The new BBC Sherlock walks the very fine hero/villain line with Sherlock so exceedingly well, with the giant assist from Moriarty, who’s an ENTJ (and look, a villain who’s not an INTJ!) But, Sherlock as Sir Arthur wrote him was still an INTJ. INTJs are notably terrible at interpersonal relationships, often getting described as cold, aloof and unresponsive. Yep, that’s him. Introverted — Sherlock has no true friends, living the life of the mind. Intuitive — Ink-stained fingers and dirty trouser knees are all that Sherlock needs to gather together his grand deductions. His reasoning goes way beyond simple observations that would make him an S. Thinker — Sherlock could care little (and understands little) about how people feel. Also, he like Gandalf, knows a ton of information that lets him make decisions and process the world. It’s when information doesn’t line up that he gets uncomfortable. Judger — I’ve seen Sherlock listed as a P, that he’s open to new information being the distinction, but I think that’s wrong. Js are OK with new data, but are confounded by it when it won’t fit into the pattern they think they’ve already intuited. Sherlock doesn’t get stumped, per se, but he does get annoyed and mostly at himself when he finds out something new that makes him have to revise his assessment.

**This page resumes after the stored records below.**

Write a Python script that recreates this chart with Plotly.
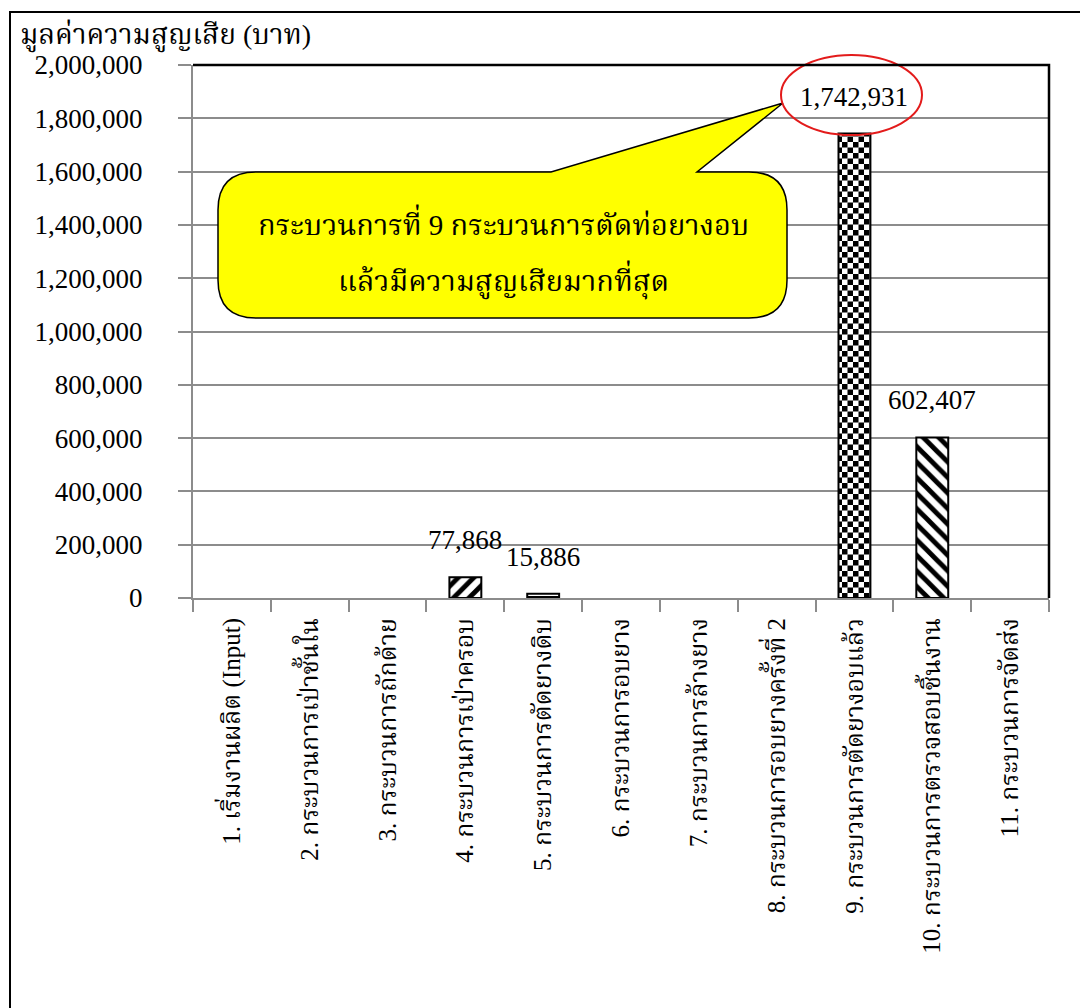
import plotly.graph_objects as go

# Loss value per production step (baht)
categories = [
    "1. เริ่มงานผลิต (Input)",
    "2. กระบวนการเป่าชั้นใน",
    "3. กระบวนการถักด้าย",
    "4. กระบวนการเป่าครอบ",
    "5. กระบวนการตัดยางดิบ",
    "6. กระบวนการอบยาง",
    "7. กระบวนการล้างยาง",
    "8. กระบวนการอบยางครั้งที่ 2",
    "9. กระบวนการตัดยางอบแล้ว",
    "10. กระบวนการตรวจสอบชิ้นงาน",
    "11. กระบวนการจัดส่ง",
]
loss_values = [0, 0, 0, 77868, 15886, 0, 0, 0, 1742931, 602407, 0]
# fill texture of each bar ("checker" is built in the page script below)
bar_patterns = ["", "", "", "/", "-", "", "", "", "checker", "\\", ""]

y_ticks = list(range(0, 2000001, 200000))
y_title = "มูลค่าความสูญเสีย (บาท)"
callout_lines = ["กระบวนการที่ 9 กระบวนการตัดท่อยางอบ", "แล้วมีความสูญเสียมากที่สุด"]

W, H = 1080, 1008
ML, MR, MT, MB = 193, 31, 65, 410
PW, PH = W - ML - MR, H - MT - MB

SERIF = "Liberation Serif, Times New Roman, Noto Serif Thai, Norasi, serif"
GRID = "#8c8c8c"


def px(x):
    return (x - ML) / PW


def py(y):
    return (H - MB - y) / PH


plotly_shapes = [("+" if p == "checker" else p) for p in bar_patterns]
# zero-loss steps get no bar at all
bar_heights = [v if v > 0 else None for v in loss_values]

fig = go.Figure(
    go.Bar(
        x=categories,
        y=bar_heights,
        width=0.41,
        marker=dict(
            color="white",
            line=dict(color="black", width=2),
            pattern=dict(
                shape=plotly_shapes,
                fgcolor="black",
                bgcolor="white",
                fgopacity=1,
                size=11,
                solidity=0.45,
            ),
        ),
        hoverinfo="x+y",
    )
)

# value labels above the non-zero bars
for cat, val in zip(categories, loss_values):
    if val > 0:
        fig.add_annotation(
            x=cat, y=val, text=f"{val:,}", showarrow=False,
            yanchor="middle", yshift=37,
            font=dict(family=SERIF, size=27, color="black"),
        )

# speech-bubble callout
L, R, T, B, r = 218, 787, 172, 318, 38
b1, b2, tip = 551, 697, (783, 103)
pts = [
    ("M", [(L + r, T)]), ("L", [(b1, T)]), ("L", [tip]), ("L", [(b2, T)]),
    ("L", [(R - r, T)]), ("Q", [(R, T), (R, T + r)]), ("L", [(R, B - r)]),
    ("Q", [(R, B), (R - r, B)]), ("L", [(L + r, B)]), ("Q", [(L, B), (L, B - r)]),
    ("L", [(L, T + r)]), ("Q", [(L, T), (L + r, T)]),
]
path = " ".join(cmd + " ".join(f"{px(a):.5f},{py(b):.5f}" for a, b in xy) for cmd, xy in pts) + " Z"
fig.add_shape(type="path", path=path, xref="paper", yref="paper",
              fillcolor="#ffff00", line=dict(color="black", width=1.5), layer="above")
for txt, yc in zip(callout_lines, [222, 280]):
    fig.add_annotation(x=px(503), y=py(yc), xref="paper", yref="paper", text=txt,
                       showarrow=False, xanchor="center", yanchor="middle",
                       font=dict(family=SERIF, size=29, color="black"))

# red ring around the largest value
fig.add_shape(type="circle", xref="paper", yref="paper",
              x0=px(781), x1=px(922), y0=py(135), y1=py(55),
              line=dict(color="#e31b1b", width=2), layer="above")

# black top/right border of the plot area
fig.add_shape(type="path", xref="paper", yref="paper", path="M0,1 L1,1 L1,0",
              line=dict(color="black", width=2.5), layer="above")
# outer chart frame
fig.add_shape(type="rect", xref="paper", yref="paper",
              x0=px(10), x1=px(1100), y0=py(1030), y1=py(12),
              line=dict(color="black", width=2), layer="above")

# y-axis title in the top-left corner
fig.add_annotation(x=px(18), y=py(36), xref="paper", yref="paper", text=y_title,
                   showarrow=False, xanchor="left", yanchor="middle",
                   font=dict(family=SERIF, size=28, color="black"))

fig.update_layout(
    width=W, height=H,
    margin=dict(l=ML, r=MR, t=MT, b=MB, pad=0),
    paper_bgcolor="white", plot_bgcolor="white",
    showlegend=False, bargap=0.59,
    font=dict(family=SERIF, color="black"),
)
fig.update_xaxes(
    type="category", showline=True, linecolor=GRID, linewidth=2,
    showgrid=False, ticks="outside", tickson="boundaries", ticklen=12,
    tickcolor=GRID, tickwidth=2, tickangle=-90, ticklabelstandoff=8,
    tickfont=dict(family=SERIF, size=25, color="black"),
)
fig.update_yaxes(
    range=[0, 2000000], tickvals=y_ticks, tickformat=",d",
    showline=True, linecolor=GRID, linewidth=2,
    showgrid=True, gridcolor=GRID, gridwidth=2, zeroline=False,
    ticks="outside", ticklen=13, tickcolor=GRID, tickwidth=2,
    ticklabelstandoff=30,
    tickfont=dict(family=SERIF, size=27, color="black"),
)

checker_idx = [i for i, p in enumerate(bar_patterns) if p == "checker"]
post = """
var gd = document.getElementById('{plot_id}');
var IDX = %s;
function checker() {
  var svgNS = 'http://www.w3.org/2000/svg';
  var defs = gd.querySelector('svg.main-svg defs');
  if (!document.getElementById('chk-pat')) {
    var pat = document.createElementNS(svgNS, 'pattern');
    pat.setAttribute('id', 'chk-pat');
    pat.setAttribute('patternUnits', 'userSpaceOnUse');
    pat.setAttribute('width', 11); pat.setAttribute('height', 11);
    var bg = document.createElementNS(svgNS, 'rect');
    bg.setAttribute('width', 11); bg.setAttribute('height', 11); bg.setAttribute('fill', 'white');
    pat.appendChild(bg);
    [[0, 0], [5.5, 5.5]].forEach(function (o) {
      var c = document.createElementNS(svgNS, 'rect');
      c.setAttribute('x', o[0]); c.setAttribute('y', o[1]);
      c.setAttribute('width', 5.5); c.setAttribute('height', 5.5); c.setAttribute('fill', 'black');
      pat.appendChild(c);
    });
    defs.appendChild(pat);
  }
  var paths = gd.querySelectorAll('.barlayer .trace .point path');
  IDX.forEach(function (i) { if (paths[i]) paths[i].style.fill = 'url(#chk-pat)'; });
}
checker();
gd.on('plotly_afterplot', checker);
""" % checker_idx

fig.write_html("out.html", post_script=post)
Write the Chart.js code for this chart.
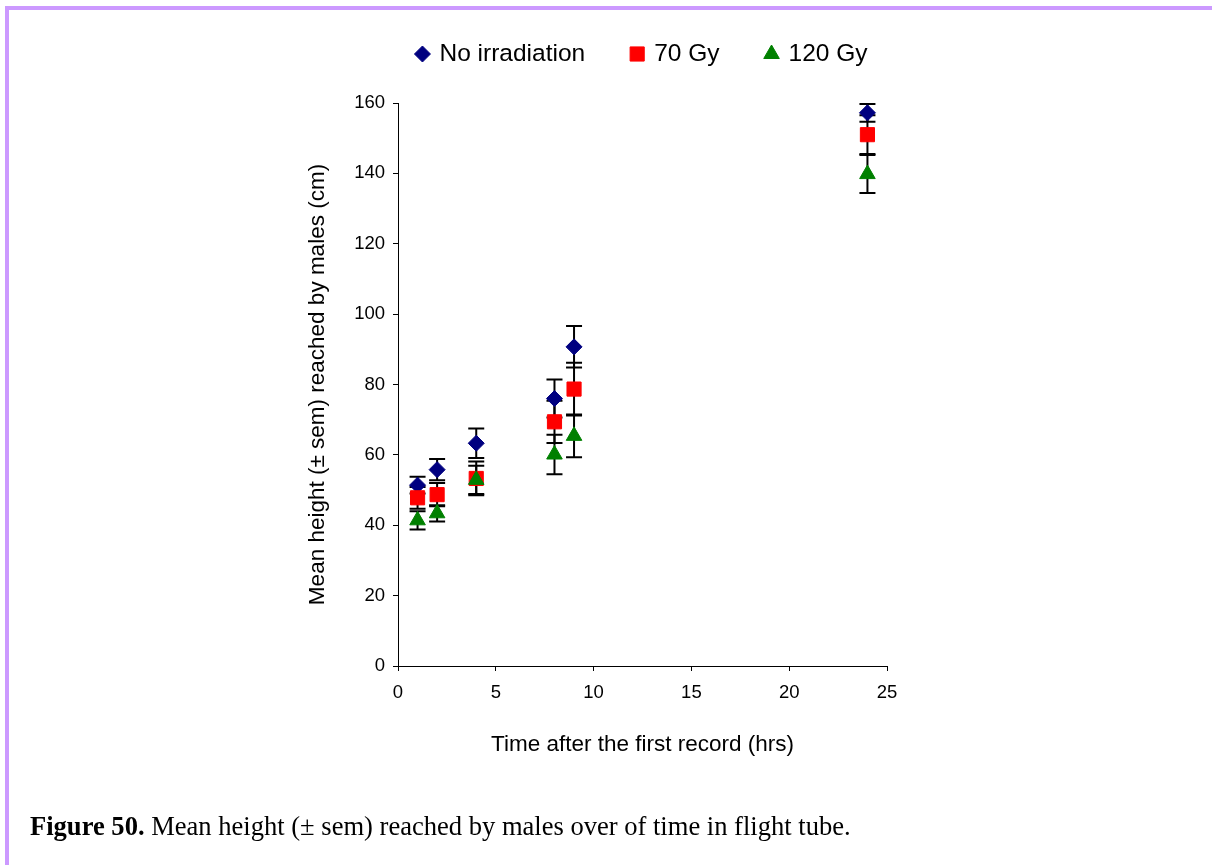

Ok, so what about Moriarty? Moriarty (the BBC version for sure) is an extrovert, thriving on being around people, even his arch-nemesis. But the rest of it? Moriarty is just like Sherlock. It’s really good to show that their roles could easily have been switched and how any type could be the villain. Both Moriarty and Sherlock have moments where you hope or fear that they will tip the other way, into goodness or into evil.
The World War Z narrator
Survivor, researcher and interviewer
This character doesn’t have a name, isn’t part of the action. But after 400 pages, I’m pretty sure this character is an INTJ. Introverted — This character is never named, isn’t the story. The narrator meets people one at a time, getting them to share their stories without sharing his/her own. Intuitive — Oh, the logic in this book. You could have told this story with the end first, or starting at the Battle of Yonkers or a dozen other ways. But the narrator lays out the events in this sweeping arc so you can follow along without being caught up in the emotion of it. Thinker — This goes hand-in-hand with the N in this one. The narrator could tell the story with heart-wrenching emotional, dramatic detail. There are some heart-wrenching things that his interview subjects relate, but he doesn’t dramatize them, doesn’t try to play up the horror and emotional reaction of them. They just are what they are. People may have feelings, but he employs a detached, journalistic sensibility in telling the story. Judger – This narrator reveals that the first report he turns in to the UN is revised down to facts and figures and that they don’t want the human story. Maybe the narrator doesn’t get all the feelings of the people he interviewed, but he knows that telling the story of the people is the right thing to do and is upset that the report wasn’t presented that way (this is the big-picture way to do it, right?) INTJs have fairly strong moral compass (it’s all internal and we might have a hard time explaining it, but it’s there).
I tried to type Harry Dresden as an INTJ and I couldn’t do it. I think he’s an ISFJ or INFJ. Harry can be cold and vicious, but he’s so deeply in to protecting others and making sure they are safe, he just can’t be an INTJ.
What type are you and who has your type in fiction or movies?